Parents Warned: Big Brother Owns Your Children

Several opponents of Common Core have argued the standards set a bar that “dumbs down” what children need to learn, omitting key standards like proficiency in reading, writing, arithmetic, basic historical knowledge and exposure to classic literature.

Sandra Stotsky, professor emerita at the University of Arkansas, actually sat on the Common Core Validation Committee, but eventually refused to validate the standards, because, she said, the math standards fail to prepare students for college-level math classes and the English standards take classic literature study off the rich menu for young minds in favor of more bland and ineffective “informational” texts and disconnected excerpts.

“We are a very naive people,” Stotsky later told Breitbart News. “Everyone was willing to believe that the Common Core standards are ‘rigorous,’ ‘competitive,’ ‘internationally benchmarked’ and ‘research-based.’ They are not.”

In a Wall Street Journal editorial written last month, Stotsky continued, “I know the Common Core buzz words, from ‘deeper learning’ and ‘critical thinking’ to ‘fewer, clearer, and higher standards.’ It all sounds impressive, but I’m worried that the students who study under these standards won’t receive anywhere near the quality of education that children in the U.S. did even a few years ago.”

Others object to the content of Common Core, like shockingly graphic books listed as “exemplars” for study.

Common Core Appendix B, for example, states that “the following text samples primarily serve to exemplify the level of complexity and quality the standards require. … The choices should serve as useful guideposts in helping educators select texts of similar complexity, quality and range for their own classrooms.”

Yet Linda Harvey, founder of Mission: America, revealed at EPC one of the exemplars is Toni Morrison novel “The Bluest Eye,” which is a disturbing tale of a daughter being raped by her father and then being befriended by a pedophile. Even more disturbing, the book portrays the rape scene from the viewpoint of the rapist.
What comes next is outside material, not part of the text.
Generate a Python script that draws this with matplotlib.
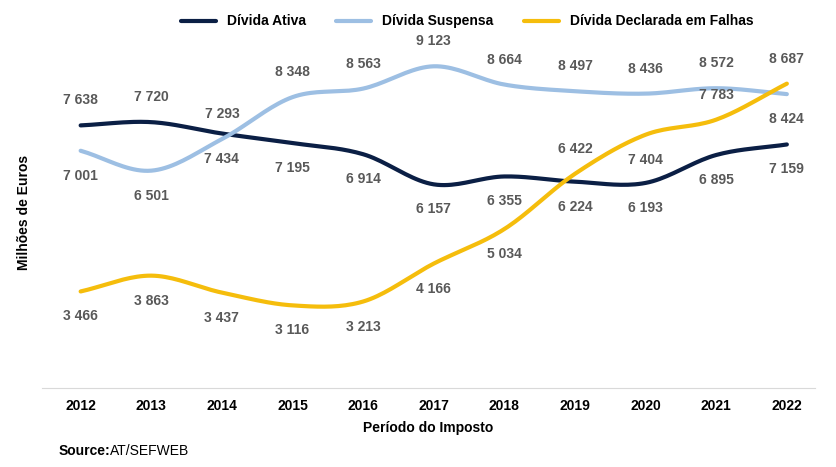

Another exemplar text, listed for ninth graders is “Mother of Monsters,” a story in which a mother displays the virtue of “individuality” by intentionally deforming her own unborn children while pregnant.
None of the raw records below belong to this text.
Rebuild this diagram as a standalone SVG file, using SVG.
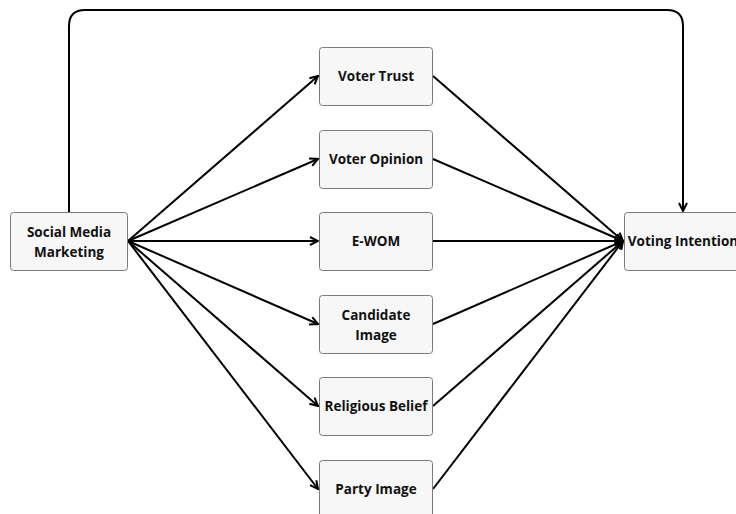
<svg xmlns="http://www.w3.org/2000/svg" width="736" height="514" viewBox="0 0 736 514">
  <defs>
    <marker id="arrow" viewBox="0 0 10 10" refX="9" refY="5" markerWidth="5" markerHeight="5" orient="auto" markerUnits="strokeWidth">
      <path d="M1,1 L9,5 L1,9" fill="none" stroke="#000" stroke-width="2"/>
    </marker>
  </defs>
  <style>
    .box { fill: #f7f7f7; stroke: #7a7a7a; stroke-width: 1; }
    .lbl { font-family: "Open Sans", "Liberation Sans", sans-serif; font-weight: bold; font-size: 13.5px; fill: #111; text-anchor: middle; }
    .edge { fill: none; stroke: #000; stroke-width: 2; marker-end: url(#arrow); }
  </style>
  <rect width="736" height="514" fill="#fff"/>

  <g id="connectors">
    <path class="edge" d="M69,212 V26 Q69,10 85,10 H667 Q683,10 683,26 V211"/>
    <line class="edge" x1="128" y1="241" x2="318" y2="76"/>
    <line class="edge" x1="128" y1="241" x2="318" y2="159"/>
    <line class="edge" x1="128" y1="241" x2="318" y2="241"/>
    <line class="edge" x1="128" y1="241" x2="318" y2="324"/>
    <line class="edge" x1="128" y1="241" x2="318" y2="406"/>
    <line class="edge" x1="128" y1="241" x2="318" y2="489"/>
    <line class="edge" x1="433" y1="76" x2="623" y2="241"/>
    <line class="edge" x1="433" y1="159" x2="623" y2="241"/>
    <line class="edge" x1="433" y1="241" x2="623" y2="241"/>
    <line class="edge" x1="433" y1="324" x2="623" y2="241"/>
    <line class="edge" x1="433" y1="406" x2="623" y2="241"/>
    <line class="edge" x1="433" y1="489" x2="623" y2="241"/>
  </g>

  <g id="social-media-marketing">
    <rect class="box" x="10.5" y="212.5" width="117" height="58" rx="3"/>
    <text class="lbl" x="69" y="237">Social Media</text>
    <text class="lbl" x="69" y="257">Marketing</text>
  </g>
  <g id="voter-trust">
    <rect class="box" x="319.5" y="47.5" width="113" height="58" rx="3"/>
    <text class="lbl" x="376" y="81">Voter Trust</text>
  </g>
  <g id="voter-opinion">
    <rect class="box" x="319.5" y="130.5" width="113" height="58" rx="3"/>
    <text class="lbl" x="376" y="164">Voter Opinion</text>
  </g>
  <g id="e-wom">
    <rect class="box" x="319.5" y="212.5" width="113" height="58" rx="3"/>
    <text class="lbl" x="376" y="246">E-WOM</text>
  </g>
  <g id="candidate-image">
    <rect class="box" x="319.5" y="295.5" width="113" height="58" rx="3"/>
    <text class="lbl" x="376" y="320">Candidate</text>
    <text class="lbl" x="376" y="340">Image</text>
  </g>
  <g id="religious-belief">
    <rect class="box" x="319.5" y="377.5" width="113" height="58" rx="3"/>
    <text class="lbl" x="376" y="411">Religious Belief</text>
  </g>
  <g id="party-image">
    <rect class="box" x="319.5" y="460.5" width="113" height="58" rx="3"/>
    <text class="lbl" x="376" y="494">Party Image</text>
  </g>
  <g id="voting-intention">
    <rect class="box" x="624.5" y="212.5" width="117" height="58" rx="3"/>
    <text class="lbl" x="683" y="246">Voting Intention</text>
  </g>
</svg>
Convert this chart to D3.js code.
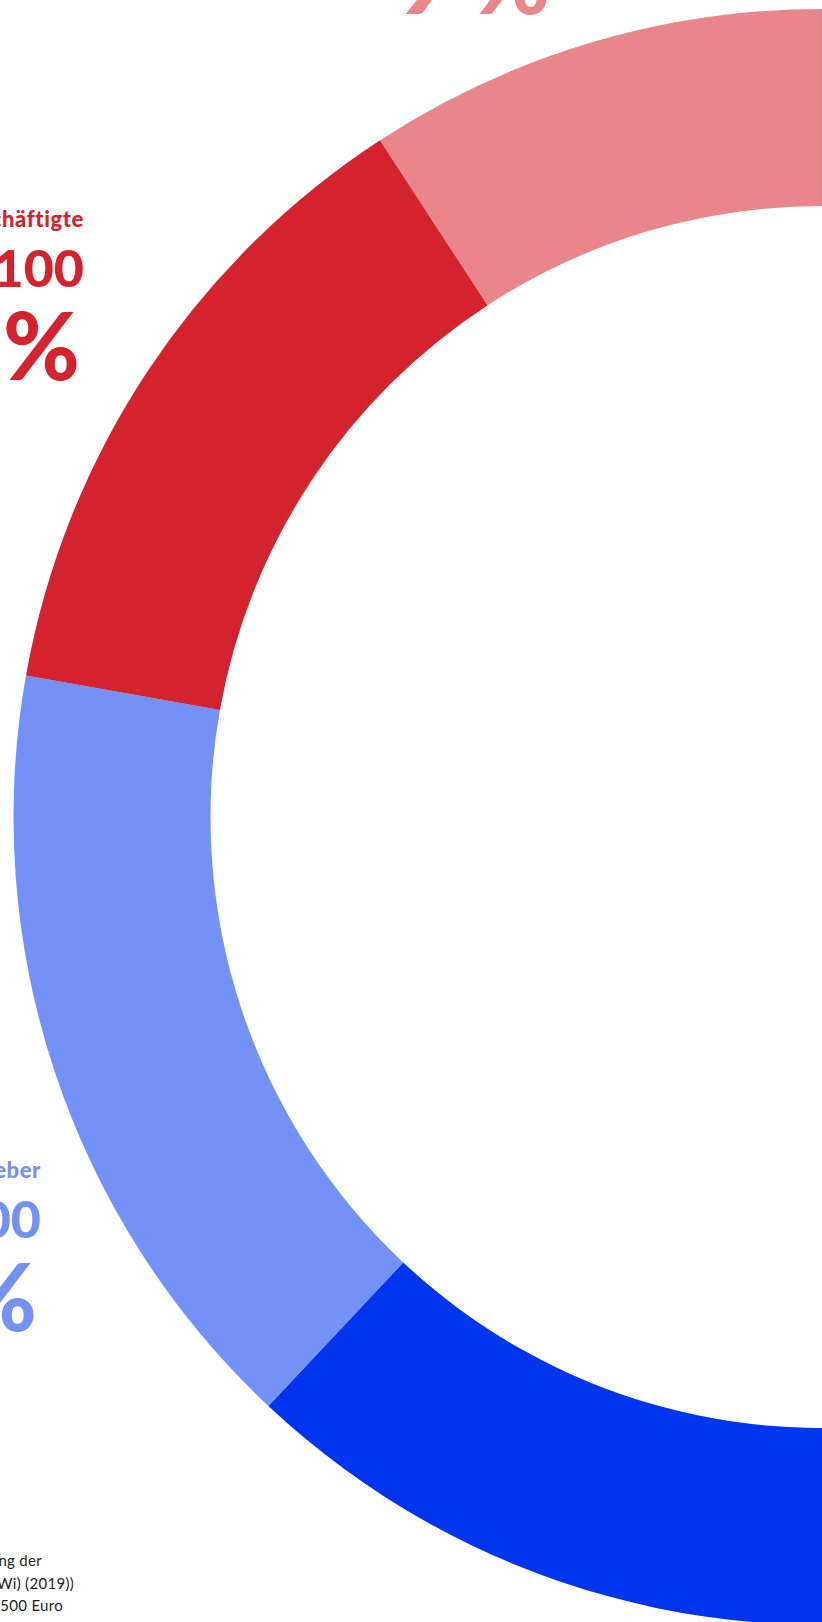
<!DOCTYPE html>
<html lang="de">
<head>
<meta charset="utf-8">
<title>Donut</title>
<script src="https://d3js.org/d3.v7.min.js"></script>
<style>
  body { margin: 0; background: #fff; }
  svg { display: block; }
  text { font-family: Lato, "Open Sans", sans-serif; }
</style>
</head>
<body>
<div id="chart"></div>
<script>
// slices, clockwise from 12 o'clock
const categories = ["Großunternehmen", "Arbeitgeber", "Beschäftigte", "Kleinbetriebe"];
const shares = [62, 15.8, 13, 9.2];
const shareLabels = ["62 %", "16 %", "13 %", "9 %"];
const colors = ["#0035f0", "#7391f7", "#d4232e", "#e8868b"];

const width = 822, height = 1622;

const svg = d3.select("#chart")
  .append("svg")
  .attr("width", width)
  .attr("height", height);

// donut sits with its centre on the right edge of the page
const cx = 821.5, cy = 817;
const outer = 808, inner = 611;

const pie = d3.pie().sort(null).value(d => d);
const arc = d3.arc().innerRadius(inner).outerRadius(outer);

const g = svg.append("g").attr("transform", "translate(" + cx + "," + cy + ")");

g.selectAll("path")
  .data(pie(shares))
  .enter()
  .append("path")
  .attr("d", arc)
  .attr("fill", (d, i) => colors[i]);

// labels outside the ring (mostly cut off by the left edge)
const labels = [
  { i: 2, x: 84, y: 227, head: "Beschäftigte", num: "2.100" },
  { i: 1, x: 41, y: 1178, head: "Arbeitgeber", num: "2.600" }
];

labels.forEach(l => {
  const t = svg.append("g").attr("fill", colors[l.i]).attr("text-anchor", "end");
  t.append("text").attr("x", l.x).attr("y", l.y)
    .attr("font-size", 22).attr("font-weight", 900)
    .attr("letter-spacing", 0.6).text(l.head);
  t.append("text").attr("x", l.x).attr("y", l.y + 60)
    .attr("font-size", 52).attr("font-weight", 900).text(l.num);
  t.append("text").attr("x", l.x - 4).attr("y", l.y + 153)
    .attr("font-size", 93).attr("font-weight", 900).text(shareLabels[l.i]);
});

// pink label above the ring, only its bottom is visible
svg.append("text")
  .attr("x", 550).attr("y", 14)
  .attr("text-anchor", "end")
  .attr("fill", colors[3])
  .attr("font-size", 93).attr("font-weight", 900)
  .text(shareLabels[3]);

// source note bottom left
const notes = ["Eigene Berechnung der", "(Quelle: BMWi) (2019))", "Einkommen über 4.500 Euro"];
const noteEnds = [42, 74, 63];
svg.selectAll(".note")
  .data(notes)
  .enter()
  .append("text")
  .attr("class", "note")
  .attr("x", (d, i) => noteEnds[i])
  .attr("y", (d, i) => 1566 + i * 22.5)
  .attr("text-anchor", "end")
  .attr("font-size", 15)
  .attr("letter-spacing", 0.3)
  .attr("fill", "#222")
  .text(d => d);
</script>
</body>
</html>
Teachers in Newburgh, N.Y., where the Common Core exemplar “Black Swan Green” was scheduled to be used, pushed their district to return 6,000 copies of the book to the publisher, complaining that it contained “passages using inappropriate language and visual imagery that most people would consider pornographic.”

When asked at EPC when it would be time for parents to get outraged over the sexual content of Common Core’s recommended readings, Harvey responded, “It’s time to get angry now. The only thing that’s going to fix this is if dads go to the schoolhouse with pitchforks.”